From this time Bolívar assumed a new attitude, as the independent representative of the Republic of Venezuela, and became a sort of Dictator. In contravention of the express orders of the Government of New Granada, he on the 15th June fulminated in a proclamation an order for the extermination of all Royalists, which he established by decree on the 6th September as a fundamental law of Venezuela. The atrocities committed by Monteverde and his myrmidons produced their natural effect.
“Every Spaniard who does not conspire against tyranny in favour of the just cause, in the most active and efficacious manner, shall be held to be an enemy, shall be punished as a traitor, and shall be put to death.”
A new system of dates was also adopted by him:—“Third year of Independence and first of the War to the Death.”
This decree of extermination has found many apologists; with the exception of some Spaniards no one has condemned it as an act of personal atrocity. Only two men have utterly censured it. One of them, an historian of Venezuela named Gonzalez, says:—
“It created thousands of enemies to the Republic in the interior, and alienated exterior sympathy. It was the fury of a storm, a stain upon our history.”
The other who condemned it was Bolívar himself, who in his last days spoke of it as a “delirium.”
This struggle did not assume a ferocious character until the indigenous races took part in it. The Spanish leaders, Miyares, Ceballos and Cajigal, always acted with humanity and repressed the excesses of their subordinates, as also did Cortabarria, the agent of the Regency. Nothing that the Royalists had yet done could in any way justify this decree as a measure of retaliation.
At Trujillo Bolívar received orders from the Government of New Granada to proceed no further. As his ambition was to encircle his brow with the civic crown as liberator of his native land, to pause was to endanger the advantage he had already gained. From the east came echoes of the success achieved by Mariño and his comrades, but he aspired to be the man who should rescue the ruins of Caracas, the city of his birth, from the enemy. They might forestall him.

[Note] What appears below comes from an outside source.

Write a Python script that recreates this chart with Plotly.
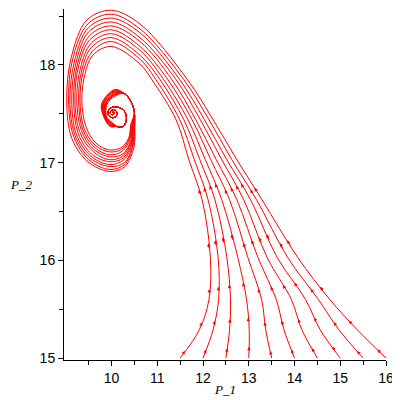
import plotly.graph_objects as go

# ---- data ----
start_x = [11.5, 12.0, 12.5, 13.0, 13.5, 14.0, 14.5, 15.0, 15.5, 16.0]
start_y = 15.0

# descending branch: x of each trajectory where it crosses these P_2 levels
level_y = [15.29, 15.60, 16.03, 16.62, 17.03, 17.44, 17.85]
level_x = [
    [11.92, 12.22, 12.58, 13.01, 13.37, 13.77, 14.16, 14.56, 14.97, 15.37],
    [12.13, 12.34, 12.60, 12.95, 13.28, 13.60, 13.93, 14.24, 14.52, 14.77],
    [12.16, 12.33, 12.52, 12.76, 12.98, 13.20, 13.40, 13.62, 13.85, 14.07],
    [11.98, 12.11, 12.26, 12.41, 12.58, 12.74, 12.89, 13.04, 13.17, 13.29],
    [11.69, 11.81, 11.93, 12.05, 12.17, 12.29, 12.41, 12.52, 12.63, 12.74],
    [11.41, 11.49, 11.58, 11.67, 11.76, 11.84, 11.94, 12.03, 12.13, 12.22],
    [10.88, 10.97, 11.06, 11.14, 11.23, 11.32, 11.41, 11.49, 11.58, 11.66],
]

# outer loop of the spiral
upper_x = 10.62
upper_y = [18.01, 18.06, 18.10, 18.15, 18.19, 18.24, 18.28, 18.33, 18.37, 18.42]
peak_x = 9.99
peak_y = [18.19, 18.24, 18.28, 18.32, 18.36, 18.40, 18.44, 18.48, 18.52, 18.56]
ul_x = [9.59, 9.58, 9.56, 9.55, 9.53, 9.52, 9.50, 9.49, 9.48, 9.46]
ul_y = [18.10, 18.14, 18.18, 18.22, 18.26, 18.30, 18.34, 18.38, 18.42, 18.46]
lu_x = [9.42, 9.38, 9.35, 9.32, 9.28, 9.25, 9.22, 9.19, 9.15, 9.12]
lu_y = [17.91, 17.93, 17.95, 17.97, 17.99, 18.00, 18.02, 18.04, 18.06, 18.08]
left_x = [9.35, 9.31, 9.28, 9.24, 9.20, 9.17, 9.13, 9.09, 9.06, 9.02]
left_y = 17.64
ll_x = [9.44, 9.40, 9.37, 9.34, 9.30, 9.27, 9.23, 9.20, 9.17, 9.13]
ll_y = [17.37, 17.35, 17.34, 17.33, 17.32, 17.30, 17.29, 17.28, 17.27, 17.25]
bl_x = [9.66, 9.64, 9.62, 9.60, 9.58, 9.56, 9.54, 9.52, 9.50, 9.48]
bl_y = [17.20, 17.18, 17.16, 17.14, 17.12, 17.09, 17.07, 17.05, 17.03, 17.01]
bottom_x = 9.96
bottom_y = [17.13, 17.11, 17.08, 17.06, 17.03, 17.01, 16.98, 16.96, 16.93, 16.91]
br_x = [10.23, 10.23, 10.24, 10.25, 10.25, 10.26, 10.27, 10.28, 10.28, 10.29]
br_y = [17.16, 17.14, 17.12, 17.09, 17.07, 17.05, 17.03, 17.00, 16.98, 16.96]
r_x = [10.38, 10.39, 10.40, 10.42, 10.43, 10.44, 10.45, 10.46, 10.47, 10.49]
r_y = [17.26, 17.25, 17.24, 17.23, 17.22, 17.21, 17.20, 17.18, 17.17, 17.16]
ru_x = [10.42, 10.43, 10.44, 10.45, 10.46, 10.47, 10.48, 10.49, 10.50, 10.51]
ru_y = [17.39, 17.38, 17.38, 17.38, 17.37, 17.37, 17.36, 17.36, 17.36, 17.36]

# second loop (thick band) and core of the spiral
approach_x = [10.50, 10.42, 10.27]
approach_y = [17.51, 17.63, 17.71]
top2_x = 10.07
top2_y = [17.68, 17.69, 17.70, 17.70, 17.71, 17.72, 17.73, 17.73, 17.74, 17.75]
left2_x = [9.90, 9.89, 9.87, 9.86, 9.85, 9.83, 9.82, 9.81, 9.79, 9.78]
left2_y = 17.60
lb2_x = [9.89, 9.88, 9.88, 9.87, 9.86, 9.86, 9.85, 9.84, 9.84, 9.83]
lb2_y = 17.47
bot2_x = 9.97
bot2_y = [17.43, 17.42, 17.42, 17.41, 17.40, 17.40, 17.39, 17.38, 17.38, 17.37]
core_x = [10.12, 10.25, 10.32, 10.31, 10.23, 10.10, 9.98, 9.92, 9.94,
          10.02, 10.09, 10.12, 10.07, 10.01, 9.97, 10.01, 10.05, 10.04, 10.01]
core_y = [17.37, 17.37, 17.43, 17.50, 17.55, 17.57, 17.56, 17.52, 17.48,
          17.46, 17.47, 17.51, 17.54, 17.54, 17.51, 17.49, 17.50, 17.52, 17.51]

x_ticks = [10, 11, 12, 13, 14, 15, 16]
x_minor = [9.5, 10.5, 11.5, 12.5, 13.5, 14.5, 15.5]
y_ticks = [15, 16, 17, 18]
y_minor = [15.5, 16.5, 17.5, 18.5]

RED = "#ff0000"
fig = go.Figure()
annotations = []
for k in range(len(start_x)):
    xs = [start_x[k]] + [row[k] for row in level_x]
    ys = [start_y] + list(level_y)
    xs += [upper_x, peak_x, ul_x[k], lu_x[k], left_x[k], ll_x[k], bl_x[k],
           bottom_x, br_x[k], r_x[k], ru_x[k]]
    ys += [upper_y[k], peak_y[k], ul_y[k], lu_y[k], left_y, ll_y[k], bl_y[k],
           bottom_y[k], br_y[k], r_y[k], ru_y[k]]
    xs += approach_x + [top2_x, left2_x[k], lb2_x[k], bot2_x] + core_x
    ys += approach_y + [top2_y[k], left2_y, lb2_y, bot2_y[k]] + core_y
    fig.add_trace(go.Scatter(x=xs, y=ys, mode="lines",
                             line=dict(color=RED, width=1, shape="spline", smoothing=1.0),
                             hoverinfo="skip"))
    # small arrowheads along the descending branch (staggered a little)
    t = 0.25 + 0.05 * (k % 4)
    for i in range(0, 5):
        x0, y0 = xs[i], ys[i]
        x1, y1 = xs[i + 1], ys[i + 1]
        hx, hy = x0 + t * (x1 - x0), y0 + t * (y1 - y0)
        tx, ty = x0 + (t - 0.12) * (x1 - x0), y0 + (t - 0.12) * (y1 - y0)
        annotations.append(dict(
            x=hx, y=hy, ax=tx, ay=ty,
            xref="x", yref="y", axref="x", ayref="y", text="",
            showarrow=True, arrowhead=2, arrowsize=0.7, arrowwidth=1,
            arrowcolor=RED, standoff=0, startstandoff=0))

annotations.append(dict(text="<i>P_1</i>", xref="paper", yref="paper", x=0.5, y=-0.083,
                        showarrow=False, font=dict(family="Liberation Serif", size=13, color="black"),
                        xanchor="center", yanchor="middle"))
annotations.append(dict(text="<i>P_2</i>", xref="paper", yref="paper", x=-0.134, y=0.499,
                        showarrow=False, font=dict(family="Liberation Serif", size=13, color="black"),
                        xanchor="center", yanchor="middle"))

axis_common = dict(showgrid=False, zeroline=False, showline=True, linecolor="black",
                   linewidth=1, ticks="outside", ticklen=5, tickcolor="black", tickwidth=1,
                   tickfont=dict(family="Liberation Sans", size=14, color="black"))
# the page body adds an 8px offset, so the figure is 392px and margins are shifted
fig.update_layout(
    width=392, height=392,
    margin=dict(l=56, r=14, t=1, b=40, pad=0),
    plot_bgcolor="white", paper_bgcolor="white",
    showlegend=False,
    annotations=annotations,
    xaxis=dict(range=[8.96, 16.0], tickmode="array", tickvals=x_ticks,
               minor=dict(tickmode="array", tickvals=x_minor, ticks="outside", ticklen=4,
                          tickcolor="black", showgrid=False),
               **axis_common),
    yaxis=dict(range=[14.98, 18.573], tickmode="array", tickvals=y_ticks,
               minor=dict(tickmode="array", tickvals=y_minor, ticks="outside", ticklen=4,
                          tickcolor="black", showgrid=False),
               **axis_common),
)
fig.write_html("out.html")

On his own responsibility he went on.
Tiscar, the Spanish general, who occupied Barinas with 1,300 men, had done nothing to prevent the capture of Mérida and Trujillo, but at last determined to cut off the retreat of the invaders, and detached Colonel Marti with 700 men for that purpose. Bolívar at once crossed the mountains in his front with a strong vanguard, after detaching Rivas and Urdaneta with 500 men, by a more southerly route, in the same direction. On the 1st July Rivas found himself confronted by the entire column under Marti in a very strong position, from which he drove the Royalists to another stronger still, where he on the next day completely defeated them after five hours fighting, capturing a gun and 400 prisoners, all the Spaniards among whom were at once shot.
Tiscar retreated on the approach of Bolívar, who occupied Barinas on the 6th July, taking 13 guns and a large quantity of military stores, while Tiscar was so actively pursued by Girardot, that his men dispersed, and he fled to Guayana.